◆ **RAW DATA**
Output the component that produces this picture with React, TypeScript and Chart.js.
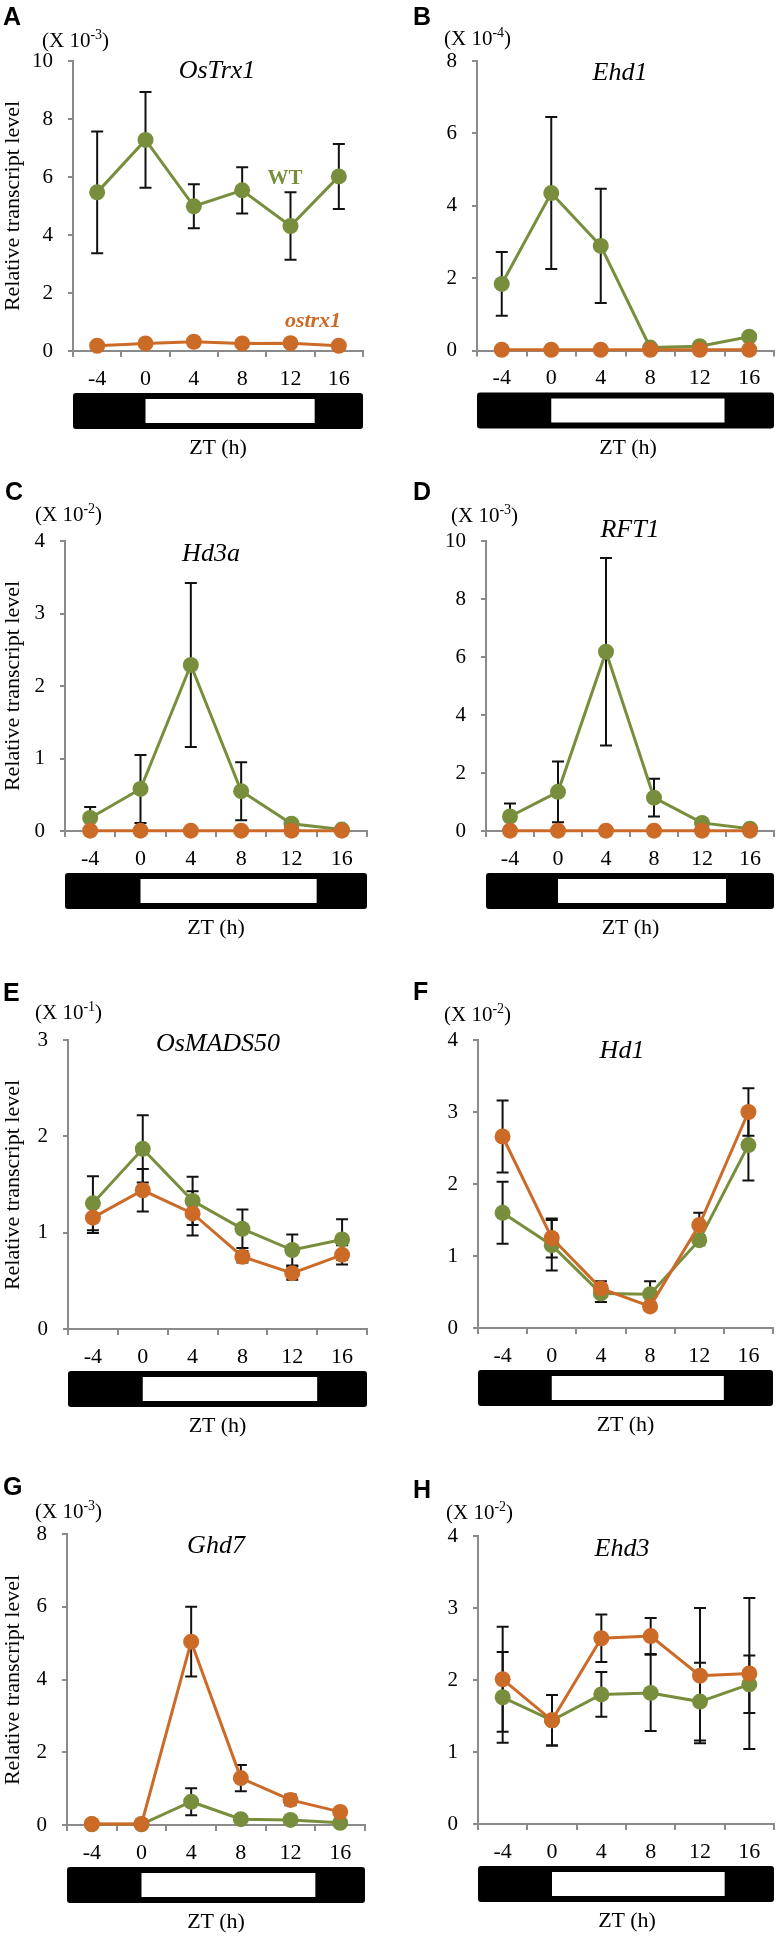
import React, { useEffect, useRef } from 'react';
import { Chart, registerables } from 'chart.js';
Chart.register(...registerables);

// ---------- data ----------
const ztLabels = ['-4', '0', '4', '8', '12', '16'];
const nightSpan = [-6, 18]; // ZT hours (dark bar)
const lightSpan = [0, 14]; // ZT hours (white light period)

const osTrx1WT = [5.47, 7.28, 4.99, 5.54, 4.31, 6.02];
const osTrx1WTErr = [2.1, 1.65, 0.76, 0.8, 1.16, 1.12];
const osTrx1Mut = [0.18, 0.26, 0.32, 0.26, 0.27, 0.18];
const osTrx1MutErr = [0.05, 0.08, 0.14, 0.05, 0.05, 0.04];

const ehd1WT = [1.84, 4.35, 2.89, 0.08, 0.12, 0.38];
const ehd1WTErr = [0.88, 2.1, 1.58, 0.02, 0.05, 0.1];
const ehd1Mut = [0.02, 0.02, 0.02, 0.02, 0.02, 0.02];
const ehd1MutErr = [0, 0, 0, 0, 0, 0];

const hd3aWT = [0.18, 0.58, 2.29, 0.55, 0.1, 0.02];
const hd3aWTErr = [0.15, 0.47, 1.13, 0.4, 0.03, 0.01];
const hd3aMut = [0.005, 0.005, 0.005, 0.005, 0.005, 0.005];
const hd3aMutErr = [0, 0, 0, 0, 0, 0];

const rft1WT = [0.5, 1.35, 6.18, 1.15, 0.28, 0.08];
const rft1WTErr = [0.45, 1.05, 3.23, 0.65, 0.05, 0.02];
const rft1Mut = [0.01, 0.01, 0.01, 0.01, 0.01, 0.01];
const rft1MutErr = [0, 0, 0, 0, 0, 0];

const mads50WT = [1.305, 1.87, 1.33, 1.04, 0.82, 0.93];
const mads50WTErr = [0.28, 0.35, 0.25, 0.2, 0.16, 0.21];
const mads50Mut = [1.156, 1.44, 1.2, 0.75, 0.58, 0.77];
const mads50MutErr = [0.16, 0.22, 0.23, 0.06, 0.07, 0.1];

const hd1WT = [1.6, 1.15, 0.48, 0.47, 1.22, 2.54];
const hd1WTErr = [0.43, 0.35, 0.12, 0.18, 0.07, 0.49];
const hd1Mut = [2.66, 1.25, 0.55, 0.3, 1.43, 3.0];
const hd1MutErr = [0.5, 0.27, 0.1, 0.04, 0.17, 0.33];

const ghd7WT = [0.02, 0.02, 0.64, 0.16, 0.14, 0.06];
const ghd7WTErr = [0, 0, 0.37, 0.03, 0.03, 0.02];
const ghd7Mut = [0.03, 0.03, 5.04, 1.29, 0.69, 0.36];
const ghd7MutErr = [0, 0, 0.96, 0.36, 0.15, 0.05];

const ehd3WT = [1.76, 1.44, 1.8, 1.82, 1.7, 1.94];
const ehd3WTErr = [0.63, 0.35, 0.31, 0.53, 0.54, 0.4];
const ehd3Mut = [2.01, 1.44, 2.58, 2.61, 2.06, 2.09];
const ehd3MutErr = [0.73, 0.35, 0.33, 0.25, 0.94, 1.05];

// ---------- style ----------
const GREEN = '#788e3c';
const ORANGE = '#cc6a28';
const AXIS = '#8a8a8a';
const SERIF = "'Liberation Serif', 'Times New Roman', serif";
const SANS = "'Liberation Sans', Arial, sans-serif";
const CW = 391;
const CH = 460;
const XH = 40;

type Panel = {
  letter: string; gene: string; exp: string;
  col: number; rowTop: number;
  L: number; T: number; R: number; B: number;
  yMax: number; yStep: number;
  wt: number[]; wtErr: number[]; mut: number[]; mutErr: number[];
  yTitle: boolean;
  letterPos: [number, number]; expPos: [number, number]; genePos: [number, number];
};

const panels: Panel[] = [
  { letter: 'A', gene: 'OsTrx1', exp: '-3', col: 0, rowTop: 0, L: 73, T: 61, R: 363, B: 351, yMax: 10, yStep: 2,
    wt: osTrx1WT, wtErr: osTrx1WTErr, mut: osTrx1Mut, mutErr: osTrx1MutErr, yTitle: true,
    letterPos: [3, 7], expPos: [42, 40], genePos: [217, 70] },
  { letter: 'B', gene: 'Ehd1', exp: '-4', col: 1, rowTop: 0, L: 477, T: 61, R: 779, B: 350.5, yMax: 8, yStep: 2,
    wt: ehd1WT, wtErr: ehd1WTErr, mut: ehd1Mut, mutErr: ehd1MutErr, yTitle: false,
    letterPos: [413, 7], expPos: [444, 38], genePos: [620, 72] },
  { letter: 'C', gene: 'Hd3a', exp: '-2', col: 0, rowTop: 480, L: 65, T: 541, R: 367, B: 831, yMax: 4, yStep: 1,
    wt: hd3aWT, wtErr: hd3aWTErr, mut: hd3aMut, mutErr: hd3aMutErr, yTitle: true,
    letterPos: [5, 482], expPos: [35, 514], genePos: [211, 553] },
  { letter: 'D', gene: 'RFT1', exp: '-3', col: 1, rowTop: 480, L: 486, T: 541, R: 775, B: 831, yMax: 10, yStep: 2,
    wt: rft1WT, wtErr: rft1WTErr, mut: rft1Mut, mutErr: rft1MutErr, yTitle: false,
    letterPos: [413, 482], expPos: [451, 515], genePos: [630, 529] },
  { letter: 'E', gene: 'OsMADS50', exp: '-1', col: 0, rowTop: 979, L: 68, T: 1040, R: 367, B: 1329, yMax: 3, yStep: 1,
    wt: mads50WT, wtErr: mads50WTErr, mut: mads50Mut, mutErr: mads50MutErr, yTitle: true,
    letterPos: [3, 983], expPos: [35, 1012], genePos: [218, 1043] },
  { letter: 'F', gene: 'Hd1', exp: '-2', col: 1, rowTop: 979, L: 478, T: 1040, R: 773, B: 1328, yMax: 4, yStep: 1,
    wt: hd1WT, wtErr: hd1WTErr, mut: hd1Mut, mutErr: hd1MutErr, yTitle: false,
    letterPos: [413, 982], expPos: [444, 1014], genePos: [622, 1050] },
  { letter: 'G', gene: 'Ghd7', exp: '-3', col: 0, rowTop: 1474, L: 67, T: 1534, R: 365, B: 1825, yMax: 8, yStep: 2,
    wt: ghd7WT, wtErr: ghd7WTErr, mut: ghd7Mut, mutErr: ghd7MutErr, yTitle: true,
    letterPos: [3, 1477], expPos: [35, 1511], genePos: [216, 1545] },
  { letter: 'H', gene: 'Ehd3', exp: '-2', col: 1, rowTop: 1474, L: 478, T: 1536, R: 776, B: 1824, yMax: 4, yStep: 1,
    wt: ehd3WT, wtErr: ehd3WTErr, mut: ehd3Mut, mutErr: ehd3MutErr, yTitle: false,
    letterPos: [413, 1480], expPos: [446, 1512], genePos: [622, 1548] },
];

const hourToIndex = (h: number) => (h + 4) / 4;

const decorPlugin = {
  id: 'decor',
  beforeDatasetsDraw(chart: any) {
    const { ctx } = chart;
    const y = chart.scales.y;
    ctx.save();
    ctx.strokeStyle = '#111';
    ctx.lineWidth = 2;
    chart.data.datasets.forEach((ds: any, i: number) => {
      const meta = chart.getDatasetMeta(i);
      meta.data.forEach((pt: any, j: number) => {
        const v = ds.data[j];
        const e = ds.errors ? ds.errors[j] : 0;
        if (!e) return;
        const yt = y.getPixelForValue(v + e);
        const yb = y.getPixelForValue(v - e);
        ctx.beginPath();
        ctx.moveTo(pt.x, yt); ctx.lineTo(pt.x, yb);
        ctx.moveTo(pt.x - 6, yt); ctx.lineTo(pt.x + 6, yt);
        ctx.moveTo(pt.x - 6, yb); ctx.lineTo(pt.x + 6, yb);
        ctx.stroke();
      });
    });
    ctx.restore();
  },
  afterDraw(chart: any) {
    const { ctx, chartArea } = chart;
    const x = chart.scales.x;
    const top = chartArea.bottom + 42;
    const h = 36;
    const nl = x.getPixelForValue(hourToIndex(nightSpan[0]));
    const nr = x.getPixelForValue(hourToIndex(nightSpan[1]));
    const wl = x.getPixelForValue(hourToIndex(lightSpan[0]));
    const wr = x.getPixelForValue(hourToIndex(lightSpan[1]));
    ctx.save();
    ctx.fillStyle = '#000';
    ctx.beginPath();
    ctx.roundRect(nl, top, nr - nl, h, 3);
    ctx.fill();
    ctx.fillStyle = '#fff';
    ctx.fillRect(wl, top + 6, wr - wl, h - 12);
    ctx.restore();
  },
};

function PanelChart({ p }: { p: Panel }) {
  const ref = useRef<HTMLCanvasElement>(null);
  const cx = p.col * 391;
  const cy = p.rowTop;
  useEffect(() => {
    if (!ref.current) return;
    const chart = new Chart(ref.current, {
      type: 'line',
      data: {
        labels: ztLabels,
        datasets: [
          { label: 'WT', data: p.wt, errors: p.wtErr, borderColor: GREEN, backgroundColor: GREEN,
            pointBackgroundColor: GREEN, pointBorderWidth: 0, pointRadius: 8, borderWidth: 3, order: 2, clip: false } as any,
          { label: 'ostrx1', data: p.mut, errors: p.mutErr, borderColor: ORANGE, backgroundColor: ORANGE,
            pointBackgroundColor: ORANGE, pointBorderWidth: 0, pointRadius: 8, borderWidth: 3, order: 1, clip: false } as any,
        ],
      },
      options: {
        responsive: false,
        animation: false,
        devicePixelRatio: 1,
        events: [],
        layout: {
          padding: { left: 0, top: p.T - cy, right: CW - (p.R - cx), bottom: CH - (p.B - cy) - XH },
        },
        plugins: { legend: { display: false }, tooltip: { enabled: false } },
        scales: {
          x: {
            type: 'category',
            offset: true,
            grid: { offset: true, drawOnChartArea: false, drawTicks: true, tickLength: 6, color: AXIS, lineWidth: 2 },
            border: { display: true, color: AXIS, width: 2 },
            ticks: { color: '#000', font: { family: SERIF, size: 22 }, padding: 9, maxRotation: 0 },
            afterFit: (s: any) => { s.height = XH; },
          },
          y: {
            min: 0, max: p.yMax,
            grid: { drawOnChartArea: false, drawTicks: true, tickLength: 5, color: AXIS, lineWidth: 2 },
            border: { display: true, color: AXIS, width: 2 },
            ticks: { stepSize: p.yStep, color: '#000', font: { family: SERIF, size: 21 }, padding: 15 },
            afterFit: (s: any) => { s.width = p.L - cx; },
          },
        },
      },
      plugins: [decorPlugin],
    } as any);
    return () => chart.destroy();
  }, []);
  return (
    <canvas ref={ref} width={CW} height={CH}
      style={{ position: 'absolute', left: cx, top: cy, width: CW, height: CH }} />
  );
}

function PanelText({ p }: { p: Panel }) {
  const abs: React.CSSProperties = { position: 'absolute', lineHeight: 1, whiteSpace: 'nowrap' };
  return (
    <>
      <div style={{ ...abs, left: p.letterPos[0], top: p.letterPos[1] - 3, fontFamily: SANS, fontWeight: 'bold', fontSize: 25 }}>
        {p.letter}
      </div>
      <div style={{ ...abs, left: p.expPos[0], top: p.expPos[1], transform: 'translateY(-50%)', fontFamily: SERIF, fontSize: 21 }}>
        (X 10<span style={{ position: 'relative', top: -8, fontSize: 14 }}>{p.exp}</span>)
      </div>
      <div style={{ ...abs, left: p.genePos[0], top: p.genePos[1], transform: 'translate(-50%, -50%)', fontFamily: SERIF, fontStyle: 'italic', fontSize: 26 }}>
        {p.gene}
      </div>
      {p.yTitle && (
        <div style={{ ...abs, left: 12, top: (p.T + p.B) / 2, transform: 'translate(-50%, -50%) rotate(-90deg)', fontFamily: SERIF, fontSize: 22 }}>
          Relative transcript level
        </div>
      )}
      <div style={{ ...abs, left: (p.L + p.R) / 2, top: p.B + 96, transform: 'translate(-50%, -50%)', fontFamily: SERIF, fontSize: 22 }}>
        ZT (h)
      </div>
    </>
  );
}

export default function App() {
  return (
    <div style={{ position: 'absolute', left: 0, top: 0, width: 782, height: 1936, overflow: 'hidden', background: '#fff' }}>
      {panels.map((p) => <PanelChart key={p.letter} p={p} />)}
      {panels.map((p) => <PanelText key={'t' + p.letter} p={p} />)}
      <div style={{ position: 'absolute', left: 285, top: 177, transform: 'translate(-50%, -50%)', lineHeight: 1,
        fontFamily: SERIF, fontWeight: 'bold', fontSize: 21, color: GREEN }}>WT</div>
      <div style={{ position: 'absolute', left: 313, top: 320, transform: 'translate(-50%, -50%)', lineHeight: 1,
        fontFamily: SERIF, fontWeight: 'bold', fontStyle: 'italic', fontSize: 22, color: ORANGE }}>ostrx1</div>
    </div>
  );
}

◆ **TASK DETAILS**
Filter the listing for the word "React" and copy every line that holds it.

◆ **EXERCISE ANSWER**
Output the component that produces this picture with React, TypeScript and Chart.js.
import React, { useEffect, useRef } from 'react';
  const abs: React.CSSProperties = { position: 'absolute', lineHeight: 1, whiteSpace: 'nowrap' };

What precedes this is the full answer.